The implementation will consist in a 2D or 3D-Tx coil with frequency channels of 26kHz in X and 28kHz in Y, (and or 30kHz in Z)  placed in the electric car to be positioned and a 3D-Rx sensor (X-Y-Z axis) with a size of 15x15x3.2mm and 7.2-10mH inductance, placed next to the wireless emitter and receiver antenna, respectively.

The emitter antenna is based on the below diagram, where carrier signals with different frequencies are generated to drive the X-Y axis fields and controlled by an uP. Since the B-field generated by the 2D-Tx antenna is proportional to the current, there is also a high precision current sensor controlling the stability of this current, which is critical for the best performance and accuracy of the system.

For the 3D sensor, we have the following block diagram.
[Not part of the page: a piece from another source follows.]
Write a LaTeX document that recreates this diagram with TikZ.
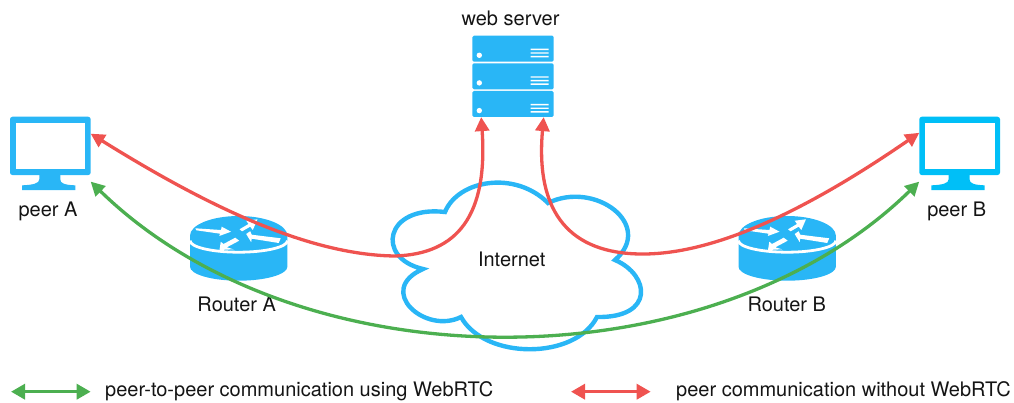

The 3D-Coil (X-Y-Z axis), specially designed and calibrated for this application, and an audio low noise pre-amplifier connect to an Analog to Digital converter are the most important components in the system.

The special algorithm running in the uP becomes a crucial ingredient in the system.

Using this technology we can reach the alignment of the vehicle assembly antenna with the ground assembly antenna, with 6 or 2 degrees of freedom.

The SAE J2954 recommendation specified that the minimum resolution for alignment guidance is 20mm and the minimum resolution for a final alignment is 5mm.

The proposed electromagnetic motion tracking system has an expected accuracy of +/- 5mm in 2m and below 1mm in a 1m range.

The following graph is a plot of our 6DoF system resolution that meets 100% of the SAE J2954 requirements.

Currently, only LPE (Low Power Excitation) alignment system is specified in the standard, but other methods can be used.

After alignment pairing is required by Vehicle Assembly antenna to begin and wait for the excitation by Ground Assembly antenna.